# Work to complete
Which lines hold the word "this"? Copy each of them from the material.

Records with drawing code:
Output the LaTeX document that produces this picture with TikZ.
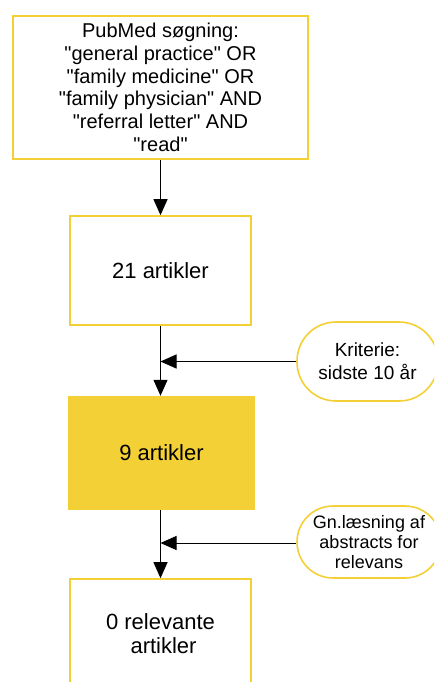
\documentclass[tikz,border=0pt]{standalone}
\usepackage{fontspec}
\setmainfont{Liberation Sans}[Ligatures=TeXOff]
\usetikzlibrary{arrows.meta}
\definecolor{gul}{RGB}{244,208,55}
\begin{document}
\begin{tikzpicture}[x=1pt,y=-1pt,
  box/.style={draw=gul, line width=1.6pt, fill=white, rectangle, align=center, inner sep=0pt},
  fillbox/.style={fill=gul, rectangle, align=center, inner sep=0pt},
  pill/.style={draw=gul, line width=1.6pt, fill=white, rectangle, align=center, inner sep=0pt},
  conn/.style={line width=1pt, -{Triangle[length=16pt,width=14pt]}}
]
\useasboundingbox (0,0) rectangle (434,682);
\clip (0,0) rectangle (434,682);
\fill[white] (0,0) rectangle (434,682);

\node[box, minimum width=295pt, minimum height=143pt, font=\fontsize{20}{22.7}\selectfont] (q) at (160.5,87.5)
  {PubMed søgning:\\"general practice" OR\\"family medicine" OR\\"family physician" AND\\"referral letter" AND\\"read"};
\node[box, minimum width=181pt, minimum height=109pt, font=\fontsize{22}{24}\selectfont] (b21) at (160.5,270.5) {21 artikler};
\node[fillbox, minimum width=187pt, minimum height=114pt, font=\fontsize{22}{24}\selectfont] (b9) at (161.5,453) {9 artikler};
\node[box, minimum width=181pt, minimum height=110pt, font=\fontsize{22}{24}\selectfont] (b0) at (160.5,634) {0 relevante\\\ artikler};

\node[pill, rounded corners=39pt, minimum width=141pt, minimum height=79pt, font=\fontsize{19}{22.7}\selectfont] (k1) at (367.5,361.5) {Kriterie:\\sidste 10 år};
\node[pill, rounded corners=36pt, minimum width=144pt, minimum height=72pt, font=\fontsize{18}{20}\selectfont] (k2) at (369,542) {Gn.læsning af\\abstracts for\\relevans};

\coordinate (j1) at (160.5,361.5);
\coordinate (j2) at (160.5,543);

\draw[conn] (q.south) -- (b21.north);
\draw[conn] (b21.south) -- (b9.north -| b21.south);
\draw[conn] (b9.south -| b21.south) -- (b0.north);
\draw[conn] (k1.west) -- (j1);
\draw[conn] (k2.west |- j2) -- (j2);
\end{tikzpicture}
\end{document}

---

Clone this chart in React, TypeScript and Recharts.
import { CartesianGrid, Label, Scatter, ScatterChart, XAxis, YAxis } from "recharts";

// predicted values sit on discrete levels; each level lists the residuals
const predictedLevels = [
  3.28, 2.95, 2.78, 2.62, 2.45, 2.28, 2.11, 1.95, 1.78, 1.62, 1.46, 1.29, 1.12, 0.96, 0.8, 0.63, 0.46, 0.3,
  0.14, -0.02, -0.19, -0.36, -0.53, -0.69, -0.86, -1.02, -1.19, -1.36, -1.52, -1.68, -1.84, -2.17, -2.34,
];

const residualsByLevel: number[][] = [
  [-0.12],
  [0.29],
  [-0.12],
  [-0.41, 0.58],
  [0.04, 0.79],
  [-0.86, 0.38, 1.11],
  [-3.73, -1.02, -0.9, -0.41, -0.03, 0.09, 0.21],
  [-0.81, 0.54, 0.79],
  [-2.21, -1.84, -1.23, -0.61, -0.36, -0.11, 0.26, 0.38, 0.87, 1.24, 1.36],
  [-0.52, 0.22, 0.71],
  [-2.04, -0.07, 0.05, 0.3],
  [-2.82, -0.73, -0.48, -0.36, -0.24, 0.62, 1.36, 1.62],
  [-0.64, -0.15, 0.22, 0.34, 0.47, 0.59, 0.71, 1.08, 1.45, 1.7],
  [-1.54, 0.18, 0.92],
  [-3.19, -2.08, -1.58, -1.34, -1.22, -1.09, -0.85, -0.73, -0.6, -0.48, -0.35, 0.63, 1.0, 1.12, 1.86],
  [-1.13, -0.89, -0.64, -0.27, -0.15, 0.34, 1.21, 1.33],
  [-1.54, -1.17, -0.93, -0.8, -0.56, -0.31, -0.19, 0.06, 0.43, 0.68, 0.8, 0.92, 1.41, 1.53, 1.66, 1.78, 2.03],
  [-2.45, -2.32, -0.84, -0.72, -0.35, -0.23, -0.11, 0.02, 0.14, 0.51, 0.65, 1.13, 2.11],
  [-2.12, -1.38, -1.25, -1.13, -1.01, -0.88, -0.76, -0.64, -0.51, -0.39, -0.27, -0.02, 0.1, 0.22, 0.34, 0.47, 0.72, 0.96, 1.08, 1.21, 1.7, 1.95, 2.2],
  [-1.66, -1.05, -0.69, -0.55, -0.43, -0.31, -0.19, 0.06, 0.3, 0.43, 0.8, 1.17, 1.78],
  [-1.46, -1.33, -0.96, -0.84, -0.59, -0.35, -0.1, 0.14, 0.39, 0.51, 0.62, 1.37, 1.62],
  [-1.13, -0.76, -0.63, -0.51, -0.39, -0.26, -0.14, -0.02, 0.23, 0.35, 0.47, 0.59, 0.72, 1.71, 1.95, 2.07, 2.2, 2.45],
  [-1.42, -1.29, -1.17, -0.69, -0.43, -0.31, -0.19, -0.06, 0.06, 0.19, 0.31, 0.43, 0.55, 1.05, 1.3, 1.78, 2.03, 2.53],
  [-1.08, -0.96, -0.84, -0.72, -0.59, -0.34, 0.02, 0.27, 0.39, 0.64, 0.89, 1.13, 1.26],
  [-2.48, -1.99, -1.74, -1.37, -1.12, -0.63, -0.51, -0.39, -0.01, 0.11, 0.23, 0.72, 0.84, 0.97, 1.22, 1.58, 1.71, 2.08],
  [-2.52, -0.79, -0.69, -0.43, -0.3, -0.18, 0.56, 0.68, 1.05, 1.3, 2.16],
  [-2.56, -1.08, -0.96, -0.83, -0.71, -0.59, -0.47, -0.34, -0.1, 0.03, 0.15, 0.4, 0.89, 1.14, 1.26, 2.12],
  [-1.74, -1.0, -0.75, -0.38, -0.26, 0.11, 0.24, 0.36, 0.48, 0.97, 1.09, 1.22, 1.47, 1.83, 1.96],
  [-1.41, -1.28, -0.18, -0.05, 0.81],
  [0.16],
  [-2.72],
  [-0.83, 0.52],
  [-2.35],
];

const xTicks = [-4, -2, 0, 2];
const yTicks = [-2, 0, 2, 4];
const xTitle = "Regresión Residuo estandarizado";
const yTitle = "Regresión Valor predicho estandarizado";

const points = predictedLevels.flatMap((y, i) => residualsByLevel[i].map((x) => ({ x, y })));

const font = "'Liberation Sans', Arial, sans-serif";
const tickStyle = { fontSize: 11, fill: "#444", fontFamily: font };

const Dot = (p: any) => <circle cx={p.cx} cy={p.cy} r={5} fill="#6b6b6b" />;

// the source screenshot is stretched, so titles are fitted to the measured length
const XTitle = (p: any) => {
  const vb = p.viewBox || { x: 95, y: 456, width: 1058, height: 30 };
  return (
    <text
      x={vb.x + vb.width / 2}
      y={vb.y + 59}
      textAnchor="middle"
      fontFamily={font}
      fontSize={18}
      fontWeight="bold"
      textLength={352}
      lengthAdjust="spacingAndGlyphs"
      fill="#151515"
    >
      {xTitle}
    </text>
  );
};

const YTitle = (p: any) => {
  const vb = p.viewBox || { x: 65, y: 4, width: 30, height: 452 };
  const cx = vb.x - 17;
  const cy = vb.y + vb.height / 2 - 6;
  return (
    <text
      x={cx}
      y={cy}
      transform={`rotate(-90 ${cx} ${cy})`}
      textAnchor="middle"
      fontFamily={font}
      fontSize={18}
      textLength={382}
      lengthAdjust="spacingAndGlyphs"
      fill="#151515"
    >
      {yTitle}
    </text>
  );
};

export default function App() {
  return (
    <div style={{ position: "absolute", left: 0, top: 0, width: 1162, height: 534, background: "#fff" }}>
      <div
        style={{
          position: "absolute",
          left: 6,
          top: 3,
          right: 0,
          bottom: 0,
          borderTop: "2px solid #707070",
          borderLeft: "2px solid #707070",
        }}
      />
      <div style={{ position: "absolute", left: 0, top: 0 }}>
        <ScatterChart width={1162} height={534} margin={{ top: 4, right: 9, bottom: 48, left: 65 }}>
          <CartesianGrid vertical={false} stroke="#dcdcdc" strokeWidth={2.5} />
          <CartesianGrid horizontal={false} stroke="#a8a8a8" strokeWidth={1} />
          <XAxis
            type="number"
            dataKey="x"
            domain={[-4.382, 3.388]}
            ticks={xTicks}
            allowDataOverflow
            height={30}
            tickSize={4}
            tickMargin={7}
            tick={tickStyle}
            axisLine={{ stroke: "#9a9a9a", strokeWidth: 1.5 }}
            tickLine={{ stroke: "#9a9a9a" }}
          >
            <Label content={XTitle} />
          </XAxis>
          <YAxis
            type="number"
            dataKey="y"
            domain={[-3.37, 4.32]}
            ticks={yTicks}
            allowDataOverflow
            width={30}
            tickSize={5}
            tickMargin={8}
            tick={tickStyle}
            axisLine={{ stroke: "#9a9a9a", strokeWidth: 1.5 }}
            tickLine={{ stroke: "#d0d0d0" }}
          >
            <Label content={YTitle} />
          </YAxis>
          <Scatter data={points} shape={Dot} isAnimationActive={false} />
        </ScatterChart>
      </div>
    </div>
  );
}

# Correct answer
Output the LaTeX document that produces this picture with TikZ.
Clone this chart in React, TypeScript and Recharts.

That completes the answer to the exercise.